2. Referential/Denotational vs. Representational Approaches
- Reference as a theory of meaning: Semantics is reference, the so-called referential
approach
proper names |
denote |
individuals |
common nouns |
denote |
set of individuals |
verbs |
" |
actions |
adjectives |
" |
property of individuals |
adverbs |
" |
property of actions |
- Problems for the referential approach is (a) not all the linguistic expressions have
reference; (b) nominals like a unicorn, will never have a reference; (c) no
one-to-one correspondence for referring expressions: names, definite descriptions, etc.;
and (d) two expressions can refer to the same individual, but with meaning differences,
i.e. different senses. Big question: How can we talk about imaginary and hypothetical
entities or situations? Can we differentiate x is x and x is y but x happens to be y?

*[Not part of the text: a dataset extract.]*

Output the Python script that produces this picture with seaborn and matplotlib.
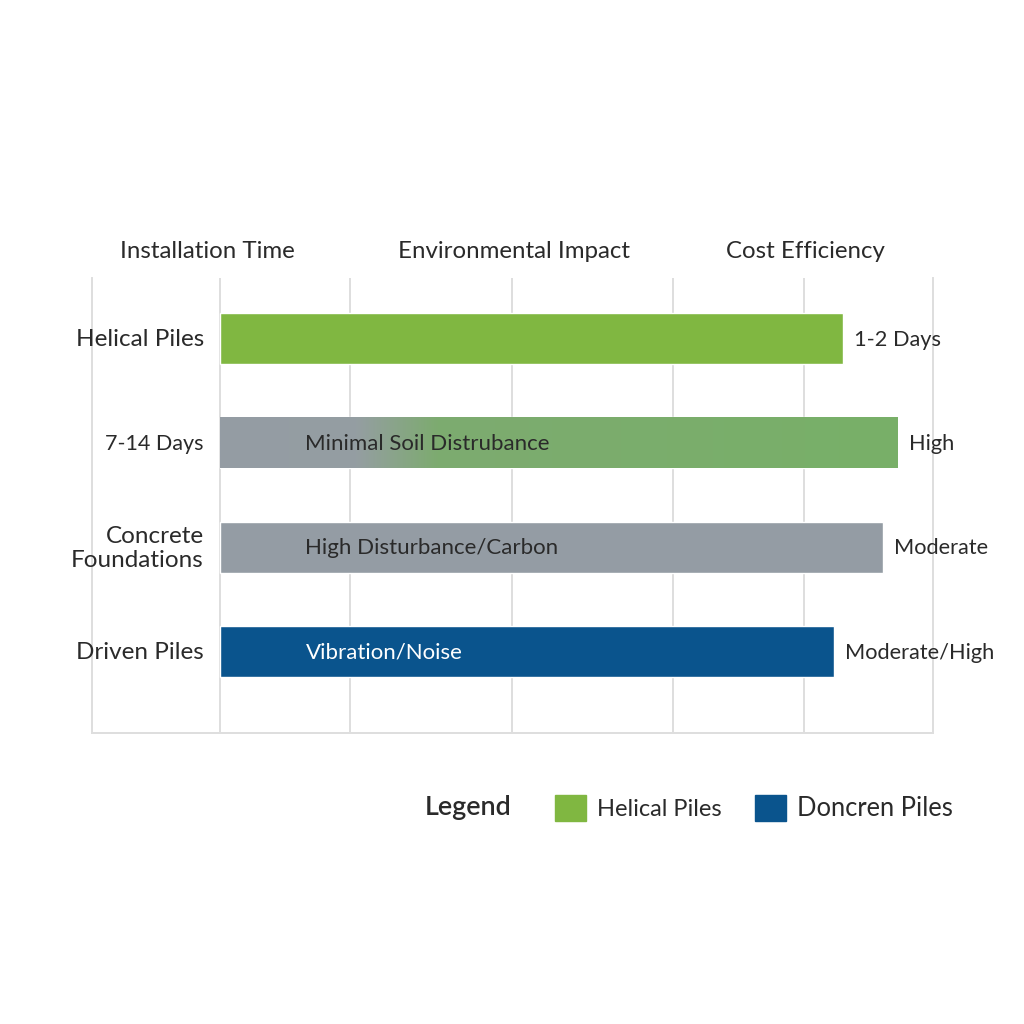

- Representational approach: emphasize the link between language and conceptual
structure. See more below.
3. Mental Representations
- Senses: place a new level between words and worlds, i.e. a level of mental
representation. So a noun is said to gain its ability to denote because it is associated
with something in the speaker/hearer's mind.
- The question is: what these mental representations are? Images, concepts, or something
else?
- Sufficient and necessary conditions: (a) If X is a sufficient condition for Y, then X
entails Y; (b) If X is a necessary condition for Y, then if not X, then not Y.
- Defining concepts with necessary and sufficient conditions, and viewing concepts as a
list of bits of knowledge. Problems are: (a) if we share the same concept, then we should
agree on the necessary and sufficient conditions for the concept, which is proven to be
difficult to set up the conditions even for nouns which identify concrete and natural kind
like dog and table; (b) identifying which are necessary and which are
sufficient conditions is no easy task; (c) speakers often use words they know very little
to refer to entities, so it is difficult to say that they know the necessary and
sufficient conditions of the concept in question.
- Prototype theory for concepts: there are central or typical members of a concept.
Advantage: allows borderline uncertainty.
- Relations between concepts, conceptual hierarchy model.